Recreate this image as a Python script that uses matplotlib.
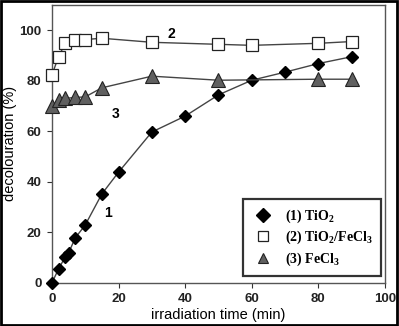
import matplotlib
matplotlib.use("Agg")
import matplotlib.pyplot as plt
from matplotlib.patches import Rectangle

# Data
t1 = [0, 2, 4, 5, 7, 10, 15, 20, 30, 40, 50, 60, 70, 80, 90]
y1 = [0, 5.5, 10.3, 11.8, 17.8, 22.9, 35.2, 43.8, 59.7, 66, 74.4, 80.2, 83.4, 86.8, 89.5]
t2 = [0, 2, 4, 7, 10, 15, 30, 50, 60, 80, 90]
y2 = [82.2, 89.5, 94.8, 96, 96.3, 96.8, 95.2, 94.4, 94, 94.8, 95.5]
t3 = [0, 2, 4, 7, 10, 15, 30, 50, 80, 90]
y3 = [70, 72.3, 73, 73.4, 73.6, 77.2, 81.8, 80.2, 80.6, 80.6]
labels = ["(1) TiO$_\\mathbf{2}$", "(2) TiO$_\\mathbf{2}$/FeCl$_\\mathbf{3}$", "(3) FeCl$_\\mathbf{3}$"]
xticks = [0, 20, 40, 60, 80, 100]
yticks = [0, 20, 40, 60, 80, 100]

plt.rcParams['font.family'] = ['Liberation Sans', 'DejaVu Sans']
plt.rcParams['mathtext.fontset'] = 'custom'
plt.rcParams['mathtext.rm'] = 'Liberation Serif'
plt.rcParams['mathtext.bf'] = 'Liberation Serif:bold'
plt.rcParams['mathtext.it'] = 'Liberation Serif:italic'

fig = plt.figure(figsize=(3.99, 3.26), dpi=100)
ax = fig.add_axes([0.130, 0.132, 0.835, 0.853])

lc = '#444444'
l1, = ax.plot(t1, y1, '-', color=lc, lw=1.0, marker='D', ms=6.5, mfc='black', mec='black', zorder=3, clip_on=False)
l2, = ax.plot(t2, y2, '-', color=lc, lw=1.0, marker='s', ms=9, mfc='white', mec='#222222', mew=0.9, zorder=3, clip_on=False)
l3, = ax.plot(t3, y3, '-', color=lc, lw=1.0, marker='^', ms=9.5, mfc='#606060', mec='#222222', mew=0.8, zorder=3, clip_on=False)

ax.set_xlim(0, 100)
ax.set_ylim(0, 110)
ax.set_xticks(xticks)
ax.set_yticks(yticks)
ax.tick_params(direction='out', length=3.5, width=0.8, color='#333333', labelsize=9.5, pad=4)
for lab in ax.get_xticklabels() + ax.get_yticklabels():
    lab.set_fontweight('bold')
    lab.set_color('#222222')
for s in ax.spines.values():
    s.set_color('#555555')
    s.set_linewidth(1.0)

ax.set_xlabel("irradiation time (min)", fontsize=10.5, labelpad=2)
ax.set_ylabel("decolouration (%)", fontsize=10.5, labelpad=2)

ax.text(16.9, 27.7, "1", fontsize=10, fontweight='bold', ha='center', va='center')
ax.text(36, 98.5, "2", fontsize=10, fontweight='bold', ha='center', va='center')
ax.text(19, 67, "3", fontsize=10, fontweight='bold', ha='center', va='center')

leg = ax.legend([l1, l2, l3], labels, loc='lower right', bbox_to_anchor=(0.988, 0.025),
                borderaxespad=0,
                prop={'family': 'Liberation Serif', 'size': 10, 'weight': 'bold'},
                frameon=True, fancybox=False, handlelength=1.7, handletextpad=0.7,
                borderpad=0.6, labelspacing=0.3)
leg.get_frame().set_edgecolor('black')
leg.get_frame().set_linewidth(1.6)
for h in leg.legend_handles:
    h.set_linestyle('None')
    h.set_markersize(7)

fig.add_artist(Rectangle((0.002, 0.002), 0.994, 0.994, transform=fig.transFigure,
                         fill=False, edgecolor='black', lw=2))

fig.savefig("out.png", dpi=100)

**Problem**
Set the lines above down again, word for word, from the first through the one containing "from matplotlib.patches import Rectangle"; pictures excluded.

**Full output**
Recreate this image as a Python script that uses matplotlib.
import matplotlib
matplotlib.use("Agg")
import matplotlib.pyplot as plt
from matplotlib.patches import Rectangle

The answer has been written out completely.